Deep learning‐based classification and segmentation of interictal epileptiform discharges using multichannel electroencephalography

Abstract Objective This study was undertaken to develop a deep learning framework that can classify and segment interictal epileptiform discharges (IEDs) in multichannel electroencephalographic (EEG) recordings with high accuracy, preserving both spatial information and interchannel interactions. Methods We proposed a novel deep learning framework, U‐IEDNet, for detecting IEDs in multichannel EEG. The U‐IEDNet framework employs convolutional layers and bidirectional gated recurrent units as a temporal encoder to extract temporal features from single‐channel EEG, followed by the use of transformer networks as a spatial encoder to fuse multichannel features and extract interchannel interaction information. Transposed convolutional layers form a temporal decoder, creating a U‐shaped architecture with the encoder. This upsamples features to estimate the probability of each EEG sampling point falling within the IED range, enabling segmentation of IEDs from background activity. Two datasets, a public database with 370 patient recordings and our own annotated database with 43 patient recordings, were used for model establishment and validation.
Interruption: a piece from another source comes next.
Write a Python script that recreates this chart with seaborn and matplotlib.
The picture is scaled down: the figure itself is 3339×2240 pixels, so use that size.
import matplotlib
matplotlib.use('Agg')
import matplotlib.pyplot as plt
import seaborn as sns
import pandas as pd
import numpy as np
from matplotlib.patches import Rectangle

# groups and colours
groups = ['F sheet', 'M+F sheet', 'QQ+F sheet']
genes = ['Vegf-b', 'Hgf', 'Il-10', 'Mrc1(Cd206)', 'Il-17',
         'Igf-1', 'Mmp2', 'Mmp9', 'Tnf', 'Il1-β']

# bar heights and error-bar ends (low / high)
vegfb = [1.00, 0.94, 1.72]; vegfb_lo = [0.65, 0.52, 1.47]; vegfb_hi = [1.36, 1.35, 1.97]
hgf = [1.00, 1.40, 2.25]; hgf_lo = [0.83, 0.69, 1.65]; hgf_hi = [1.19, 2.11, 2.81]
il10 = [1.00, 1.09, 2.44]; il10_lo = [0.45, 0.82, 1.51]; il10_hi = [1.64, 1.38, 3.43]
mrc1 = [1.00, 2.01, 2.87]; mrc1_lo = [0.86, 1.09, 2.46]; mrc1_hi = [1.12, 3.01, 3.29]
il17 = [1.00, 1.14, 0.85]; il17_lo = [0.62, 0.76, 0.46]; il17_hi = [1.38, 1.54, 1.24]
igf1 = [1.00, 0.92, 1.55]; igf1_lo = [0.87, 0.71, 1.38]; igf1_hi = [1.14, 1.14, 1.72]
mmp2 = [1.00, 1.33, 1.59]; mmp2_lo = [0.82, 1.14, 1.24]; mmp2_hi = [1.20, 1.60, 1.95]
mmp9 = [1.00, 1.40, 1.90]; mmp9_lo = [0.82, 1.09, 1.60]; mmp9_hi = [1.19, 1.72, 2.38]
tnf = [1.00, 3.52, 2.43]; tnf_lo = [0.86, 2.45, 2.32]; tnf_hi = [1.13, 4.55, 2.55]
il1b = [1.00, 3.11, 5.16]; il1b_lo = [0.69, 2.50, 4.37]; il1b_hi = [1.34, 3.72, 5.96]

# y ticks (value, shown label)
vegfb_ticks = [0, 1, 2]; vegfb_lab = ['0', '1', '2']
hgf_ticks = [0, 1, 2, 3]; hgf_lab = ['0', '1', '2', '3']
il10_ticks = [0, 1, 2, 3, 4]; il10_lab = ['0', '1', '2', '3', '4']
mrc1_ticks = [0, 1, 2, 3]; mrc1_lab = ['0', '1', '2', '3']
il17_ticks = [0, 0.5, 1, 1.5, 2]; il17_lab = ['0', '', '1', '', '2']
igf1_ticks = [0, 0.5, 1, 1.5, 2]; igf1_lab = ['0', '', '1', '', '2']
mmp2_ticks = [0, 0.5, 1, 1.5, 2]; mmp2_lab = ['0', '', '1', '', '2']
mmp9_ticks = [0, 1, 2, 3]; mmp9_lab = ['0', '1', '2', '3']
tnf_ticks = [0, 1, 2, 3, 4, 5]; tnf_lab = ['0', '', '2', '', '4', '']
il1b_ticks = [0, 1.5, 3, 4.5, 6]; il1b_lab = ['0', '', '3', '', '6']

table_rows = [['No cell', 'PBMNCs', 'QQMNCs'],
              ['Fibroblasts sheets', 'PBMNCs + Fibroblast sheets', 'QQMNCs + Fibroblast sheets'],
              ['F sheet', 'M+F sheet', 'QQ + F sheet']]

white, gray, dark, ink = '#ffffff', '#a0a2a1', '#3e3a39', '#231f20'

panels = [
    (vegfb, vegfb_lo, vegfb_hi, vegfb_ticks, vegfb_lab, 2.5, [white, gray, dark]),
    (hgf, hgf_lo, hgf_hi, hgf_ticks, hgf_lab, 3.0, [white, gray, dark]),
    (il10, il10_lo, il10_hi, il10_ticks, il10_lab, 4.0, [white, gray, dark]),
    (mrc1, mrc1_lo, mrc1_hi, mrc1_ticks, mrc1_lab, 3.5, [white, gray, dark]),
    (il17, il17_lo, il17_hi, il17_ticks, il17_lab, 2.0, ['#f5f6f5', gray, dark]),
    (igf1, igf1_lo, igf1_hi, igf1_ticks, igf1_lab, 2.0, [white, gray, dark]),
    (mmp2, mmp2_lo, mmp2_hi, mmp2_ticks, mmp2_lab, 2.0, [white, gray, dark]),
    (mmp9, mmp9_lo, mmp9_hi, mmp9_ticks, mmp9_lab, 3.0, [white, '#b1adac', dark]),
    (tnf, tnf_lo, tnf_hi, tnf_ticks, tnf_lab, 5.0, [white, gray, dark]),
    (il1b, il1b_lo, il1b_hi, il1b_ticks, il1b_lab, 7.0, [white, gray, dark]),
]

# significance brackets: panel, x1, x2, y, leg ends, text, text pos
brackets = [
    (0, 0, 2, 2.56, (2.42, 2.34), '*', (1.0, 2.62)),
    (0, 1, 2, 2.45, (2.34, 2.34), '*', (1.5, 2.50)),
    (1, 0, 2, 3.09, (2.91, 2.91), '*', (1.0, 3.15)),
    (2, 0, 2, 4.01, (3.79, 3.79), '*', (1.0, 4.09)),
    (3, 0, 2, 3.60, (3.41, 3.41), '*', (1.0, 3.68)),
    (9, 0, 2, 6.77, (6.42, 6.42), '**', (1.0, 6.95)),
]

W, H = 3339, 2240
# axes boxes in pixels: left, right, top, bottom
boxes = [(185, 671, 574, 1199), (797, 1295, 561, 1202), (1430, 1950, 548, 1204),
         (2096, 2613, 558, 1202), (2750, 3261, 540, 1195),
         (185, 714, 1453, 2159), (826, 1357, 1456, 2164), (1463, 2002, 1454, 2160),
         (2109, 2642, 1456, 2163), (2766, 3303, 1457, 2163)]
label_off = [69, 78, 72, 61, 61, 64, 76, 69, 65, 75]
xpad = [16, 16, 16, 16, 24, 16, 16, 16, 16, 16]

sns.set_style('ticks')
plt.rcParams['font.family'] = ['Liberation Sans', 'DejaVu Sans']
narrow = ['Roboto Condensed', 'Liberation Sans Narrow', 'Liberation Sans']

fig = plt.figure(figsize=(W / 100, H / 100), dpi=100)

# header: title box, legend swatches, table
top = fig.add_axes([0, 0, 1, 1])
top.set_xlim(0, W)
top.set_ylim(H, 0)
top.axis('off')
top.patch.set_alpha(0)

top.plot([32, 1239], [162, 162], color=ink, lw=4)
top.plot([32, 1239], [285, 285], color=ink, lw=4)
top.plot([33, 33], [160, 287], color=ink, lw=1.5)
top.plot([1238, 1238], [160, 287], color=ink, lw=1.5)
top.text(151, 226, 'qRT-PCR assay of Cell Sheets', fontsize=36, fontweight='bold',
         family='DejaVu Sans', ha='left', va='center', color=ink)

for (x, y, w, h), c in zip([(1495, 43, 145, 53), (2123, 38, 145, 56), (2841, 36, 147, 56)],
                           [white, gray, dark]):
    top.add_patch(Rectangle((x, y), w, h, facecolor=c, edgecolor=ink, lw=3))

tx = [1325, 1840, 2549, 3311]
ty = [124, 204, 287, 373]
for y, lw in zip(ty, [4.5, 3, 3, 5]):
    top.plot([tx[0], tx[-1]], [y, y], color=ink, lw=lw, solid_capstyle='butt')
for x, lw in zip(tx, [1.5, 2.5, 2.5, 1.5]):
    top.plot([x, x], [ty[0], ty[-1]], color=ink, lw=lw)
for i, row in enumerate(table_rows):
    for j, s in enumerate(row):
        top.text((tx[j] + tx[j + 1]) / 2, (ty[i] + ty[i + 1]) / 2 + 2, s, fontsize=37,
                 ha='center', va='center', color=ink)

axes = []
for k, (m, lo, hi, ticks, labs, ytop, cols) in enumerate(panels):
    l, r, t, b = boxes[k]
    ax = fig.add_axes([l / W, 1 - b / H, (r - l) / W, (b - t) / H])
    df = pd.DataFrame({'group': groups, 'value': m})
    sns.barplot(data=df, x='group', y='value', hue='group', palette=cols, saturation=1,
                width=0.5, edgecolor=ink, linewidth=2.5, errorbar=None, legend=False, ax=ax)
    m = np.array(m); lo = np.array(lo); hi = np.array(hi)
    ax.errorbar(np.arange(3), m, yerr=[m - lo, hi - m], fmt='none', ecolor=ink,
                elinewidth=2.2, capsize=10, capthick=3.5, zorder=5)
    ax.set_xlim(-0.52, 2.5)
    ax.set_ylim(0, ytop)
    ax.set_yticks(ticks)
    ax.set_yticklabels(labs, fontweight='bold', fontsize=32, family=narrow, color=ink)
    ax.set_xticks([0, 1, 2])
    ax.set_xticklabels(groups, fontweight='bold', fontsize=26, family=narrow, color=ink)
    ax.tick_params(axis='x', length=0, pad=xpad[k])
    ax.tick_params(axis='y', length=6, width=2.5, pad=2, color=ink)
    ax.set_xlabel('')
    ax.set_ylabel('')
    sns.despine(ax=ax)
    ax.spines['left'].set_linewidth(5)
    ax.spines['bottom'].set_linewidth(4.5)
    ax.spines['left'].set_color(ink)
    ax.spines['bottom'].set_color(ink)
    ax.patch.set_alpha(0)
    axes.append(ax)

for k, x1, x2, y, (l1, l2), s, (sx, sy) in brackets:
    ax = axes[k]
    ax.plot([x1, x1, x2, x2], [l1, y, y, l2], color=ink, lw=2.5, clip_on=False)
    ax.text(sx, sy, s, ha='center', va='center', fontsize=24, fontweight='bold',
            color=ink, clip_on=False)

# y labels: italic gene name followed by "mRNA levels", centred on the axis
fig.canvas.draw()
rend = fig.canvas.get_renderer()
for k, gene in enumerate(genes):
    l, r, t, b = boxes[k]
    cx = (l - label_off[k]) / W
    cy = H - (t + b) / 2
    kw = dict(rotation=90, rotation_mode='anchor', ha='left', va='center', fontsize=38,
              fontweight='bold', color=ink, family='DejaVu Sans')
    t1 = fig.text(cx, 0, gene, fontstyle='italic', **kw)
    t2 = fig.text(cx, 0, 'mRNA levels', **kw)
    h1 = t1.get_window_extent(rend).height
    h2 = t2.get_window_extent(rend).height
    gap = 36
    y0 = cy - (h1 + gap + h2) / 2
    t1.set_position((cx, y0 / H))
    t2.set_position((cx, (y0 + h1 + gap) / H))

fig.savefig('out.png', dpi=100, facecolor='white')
Results The results showed prominent advantage compared with other methods. U‐IEDNet achieved a recall of .916, precision of .911, F1‐score of .912, and false positive rate (FPR) of .030 on the public database. The classification performance in our own annotated database achieved a recall of .905, a precision of .902, an F1‐score of .903, and an FPR of .072. The segmentation performance had a recall of .903, a precision of .916, and an F1‐score of .909. Additionally, this study analyzes attention weights in the transformer network based on brain network theory to elucidate the spatial feature fusion process, enhancing the interpretability of the IED detection model. Significance In this paper, we aim to present an artificial intelligence‐based toolbox for IED detection, which may facilitate epilepsy diagnosis at the bedside in the future. U‐IEDNet demonstrates great potential to improve the accuracy and efficiency of IED detection in multichannel EEG recordings.